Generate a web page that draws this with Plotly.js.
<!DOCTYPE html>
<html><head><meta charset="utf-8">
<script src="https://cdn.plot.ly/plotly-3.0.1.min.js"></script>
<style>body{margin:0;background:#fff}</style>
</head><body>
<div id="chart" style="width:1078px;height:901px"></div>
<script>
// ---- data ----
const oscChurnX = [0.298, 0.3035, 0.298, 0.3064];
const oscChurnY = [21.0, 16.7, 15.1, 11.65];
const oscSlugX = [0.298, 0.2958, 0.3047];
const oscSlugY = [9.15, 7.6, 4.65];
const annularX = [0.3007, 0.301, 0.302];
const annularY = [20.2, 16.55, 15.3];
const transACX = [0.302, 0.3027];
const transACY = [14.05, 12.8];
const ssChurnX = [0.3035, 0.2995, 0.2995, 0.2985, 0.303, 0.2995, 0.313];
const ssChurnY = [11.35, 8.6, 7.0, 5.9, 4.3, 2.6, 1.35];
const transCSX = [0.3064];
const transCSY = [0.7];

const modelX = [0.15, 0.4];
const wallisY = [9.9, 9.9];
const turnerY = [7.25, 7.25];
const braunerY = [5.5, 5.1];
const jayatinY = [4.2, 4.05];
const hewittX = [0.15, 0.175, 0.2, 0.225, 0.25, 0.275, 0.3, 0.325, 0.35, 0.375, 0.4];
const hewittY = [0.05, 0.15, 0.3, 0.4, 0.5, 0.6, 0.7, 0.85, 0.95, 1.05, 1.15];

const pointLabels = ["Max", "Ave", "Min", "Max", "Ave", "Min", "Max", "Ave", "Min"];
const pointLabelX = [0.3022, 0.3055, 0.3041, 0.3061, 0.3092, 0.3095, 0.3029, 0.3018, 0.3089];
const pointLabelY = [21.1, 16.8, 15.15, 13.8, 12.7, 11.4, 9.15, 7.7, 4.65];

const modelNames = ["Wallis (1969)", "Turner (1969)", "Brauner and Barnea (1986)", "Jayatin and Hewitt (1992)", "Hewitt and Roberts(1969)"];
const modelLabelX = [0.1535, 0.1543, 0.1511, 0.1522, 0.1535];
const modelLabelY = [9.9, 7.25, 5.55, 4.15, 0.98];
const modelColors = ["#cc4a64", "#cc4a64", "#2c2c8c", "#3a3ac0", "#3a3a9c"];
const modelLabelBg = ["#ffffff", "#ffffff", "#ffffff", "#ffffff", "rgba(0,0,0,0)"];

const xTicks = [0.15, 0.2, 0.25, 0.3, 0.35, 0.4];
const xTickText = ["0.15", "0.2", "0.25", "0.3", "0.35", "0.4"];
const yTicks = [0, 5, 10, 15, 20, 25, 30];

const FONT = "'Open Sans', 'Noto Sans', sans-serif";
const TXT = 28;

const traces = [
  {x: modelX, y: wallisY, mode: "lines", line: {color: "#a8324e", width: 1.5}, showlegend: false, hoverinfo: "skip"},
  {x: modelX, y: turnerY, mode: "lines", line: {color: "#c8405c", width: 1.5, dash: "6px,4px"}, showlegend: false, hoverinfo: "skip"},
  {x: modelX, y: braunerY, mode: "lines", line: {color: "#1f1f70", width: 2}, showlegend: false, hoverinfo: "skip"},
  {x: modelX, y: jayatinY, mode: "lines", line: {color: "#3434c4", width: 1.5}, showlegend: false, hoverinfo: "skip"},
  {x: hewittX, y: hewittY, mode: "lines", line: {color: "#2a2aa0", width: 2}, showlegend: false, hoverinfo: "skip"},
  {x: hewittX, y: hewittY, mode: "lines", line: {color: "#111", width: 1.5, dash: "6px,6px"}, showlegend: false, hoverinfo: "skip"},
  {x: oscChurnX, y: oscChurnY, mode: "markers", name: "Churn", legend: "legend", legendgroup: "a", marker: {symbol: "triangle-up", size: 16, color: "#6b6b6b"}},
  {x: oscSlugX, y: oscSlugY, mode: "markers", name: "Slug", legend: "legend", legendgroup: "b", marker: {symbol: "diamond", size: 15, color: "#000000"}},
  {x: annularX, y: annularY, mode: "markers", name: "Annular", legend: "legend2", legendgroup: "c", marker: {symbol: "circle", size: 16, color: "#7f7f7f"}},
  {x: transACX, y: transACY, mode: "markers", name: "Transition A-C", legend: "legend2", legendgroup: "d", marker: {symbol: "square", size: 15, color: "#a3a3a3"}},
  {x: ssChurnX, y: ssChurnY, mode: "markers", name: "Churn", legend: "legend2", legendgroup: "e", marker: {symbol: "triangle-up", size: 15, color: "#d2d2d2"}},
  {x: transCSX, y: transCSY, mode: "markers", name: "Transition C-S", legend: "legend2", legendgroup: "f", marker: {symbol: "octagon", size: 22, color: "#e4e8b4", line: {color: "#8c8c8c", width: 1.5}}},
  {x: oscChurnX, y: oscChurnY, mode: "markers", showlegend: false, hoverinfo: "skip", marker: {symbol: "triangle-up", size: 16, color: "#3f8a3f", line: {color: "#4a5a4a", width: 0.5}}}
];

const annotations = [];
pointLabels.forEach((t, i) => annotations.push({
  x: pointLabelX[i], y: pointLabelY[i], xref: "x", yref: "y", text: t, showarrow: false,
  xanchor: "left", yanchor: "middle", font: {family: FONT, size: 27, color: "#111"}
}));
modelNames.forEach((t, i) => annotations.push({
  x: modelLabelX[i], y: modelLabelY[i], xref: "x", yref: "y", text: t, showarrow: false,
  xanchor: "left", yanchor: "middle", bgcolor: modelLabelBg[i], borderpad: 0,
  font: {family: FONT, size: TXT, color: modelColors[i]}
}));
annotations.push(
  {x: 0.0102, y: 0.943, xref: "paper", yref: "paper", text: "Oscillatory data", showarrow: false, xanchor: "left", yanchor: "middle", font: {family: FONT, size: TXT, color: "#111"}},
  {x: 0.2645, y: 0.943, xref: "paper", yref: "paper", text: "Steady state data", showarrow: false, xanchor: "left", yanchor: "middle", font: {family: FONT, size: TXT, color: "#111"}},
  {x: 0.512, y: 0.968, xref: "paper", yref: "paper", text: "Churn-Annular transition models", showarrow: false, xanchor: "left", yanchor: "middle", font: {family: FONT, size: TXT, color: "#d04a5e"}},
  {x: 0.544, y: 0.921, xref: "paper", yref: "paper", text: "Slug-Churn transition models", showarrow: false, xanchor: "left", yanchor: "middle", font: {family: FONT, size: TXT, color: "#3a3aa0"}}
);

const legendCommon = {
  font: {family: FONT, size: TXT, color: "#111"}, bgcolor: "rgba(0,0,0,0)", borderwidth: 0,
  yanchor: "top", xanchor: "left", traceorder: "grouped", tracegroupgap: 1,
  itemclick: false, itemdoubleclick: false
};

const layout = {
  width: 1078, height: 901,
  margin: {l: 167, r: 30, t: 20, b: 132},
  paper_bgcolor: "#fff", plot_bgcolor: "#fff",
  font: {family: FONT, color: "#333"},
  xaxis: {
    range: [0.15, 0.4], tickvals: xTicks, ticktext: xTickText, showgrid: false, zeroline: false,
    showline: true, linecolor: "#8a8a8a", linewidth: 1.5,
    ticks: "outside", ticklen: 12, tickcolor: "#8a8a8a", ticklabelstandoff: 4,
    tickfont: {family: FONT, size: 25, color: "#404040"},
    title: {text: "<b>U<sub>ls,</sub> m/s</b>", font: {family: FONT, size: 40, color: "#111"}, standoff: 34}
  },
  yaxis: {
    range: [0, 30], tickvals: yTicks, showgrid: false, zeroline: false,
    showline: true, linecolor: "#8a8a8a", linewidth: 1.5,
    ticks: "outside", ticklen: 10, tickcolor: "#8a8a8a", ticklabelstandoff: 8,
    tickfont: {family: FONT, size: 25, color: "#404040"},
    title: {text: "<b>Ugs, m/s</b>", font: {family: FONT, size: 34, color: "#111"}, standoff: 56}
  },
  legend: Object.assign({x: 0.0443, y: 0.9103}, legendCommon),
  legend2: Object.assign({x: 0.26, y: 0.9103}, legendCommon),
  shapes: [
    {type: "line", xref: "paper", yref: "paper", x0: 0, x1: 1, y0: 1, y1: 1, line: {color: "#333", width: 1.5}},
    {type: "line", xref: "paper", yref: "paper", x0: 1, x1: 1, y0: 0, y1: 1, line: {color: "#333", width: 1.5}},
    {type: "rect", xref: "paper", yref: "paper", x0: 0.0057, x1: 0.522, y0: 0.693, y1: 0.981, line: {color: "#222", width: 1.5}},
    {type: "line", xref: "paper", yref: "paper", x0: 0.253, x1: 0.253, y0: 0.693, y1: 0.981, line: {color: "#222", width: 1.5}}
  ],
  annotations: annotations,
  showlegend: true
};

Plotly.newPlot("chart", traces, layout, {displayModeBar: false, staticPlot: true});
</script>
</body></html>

--------------------------------------------------

▶ [WHAT YOU NEED TO DO] Write out, exactly and with nothing else, the lines of the listing above from its first line through the line with "9.15, 7.7, 4.65];".

▶ [FINISHED ANSWER]
Generate a web page that draws this with Plotly.js.
<!DOCTYPE html>
<html><head><meta charset="utf-8">
<script src="https://cdn.plot.ly/plotly-3.0.1.min.js"></script>
<style>body{margin:0;background:#fff}</style>
</head><body>
<div id="chart" style="width:1078px;height:901px"></div>
<script>
// ---- data ----
const oscChurnX = [0.298, 0.3035, 0.298, 0.3064];
const oscChurnY = [21.0, 16.7, 15.1, 11.65];
const oscSlugX = [0.298, 0.2958, 0.3047];
const oscSlugY = [9.15, 7.6, 4.65];
const annularX = [0.3007, 0.301, 0.302];
const annularY = [20.2, 16.55, 15.3];
const transACX = [0.302, 0.3027];
const transACY = [14.05, 12.8];
const ssChurnX = [0.3035, 0.2995, 0.2995, 0.2985, 0.303, 0.2995, 0.313];
const ssChurnY = [11.35, 8.6, 7.0, 5.9, 4.3, 2.6, 1.35];
const transCSX = [0.3064];
const transCSY = [0.7];

const modelX = [0.15, 0.4];
const wallisY = [9.9, 9.9];
const turnerY = [7.25, 7.25];
const braunerY = [5.5, 5.1];
const jayatinY = [4.2, 4.05];
const hewittX = [0.15, 0.175, 0.2, 0.225, 0.25, 0.275, 0.3, 0.325, 0.35, 0.375, 0.4];
const hewittY = [0.05, 0.15, 0.3, 0.4, 0.5, 0.6, 0.7, 0.85, 0.95, 1.05, 1.15];

const pointLabels = ["Max", "Ave", "Min", "Max", "Ave", "Min", "Max", "Ave", "Min"];
const pointLabelX = [0.3022, 0.3055, 0.3041, 0.3061, 0.3092, 0.3095, 0.3029, 0.3018, 0.3089];
const pointLabelY = [21.1, 16.8, 15.15, 13.8, 12.7, 11.4, 9.15, 7.7, 4.65];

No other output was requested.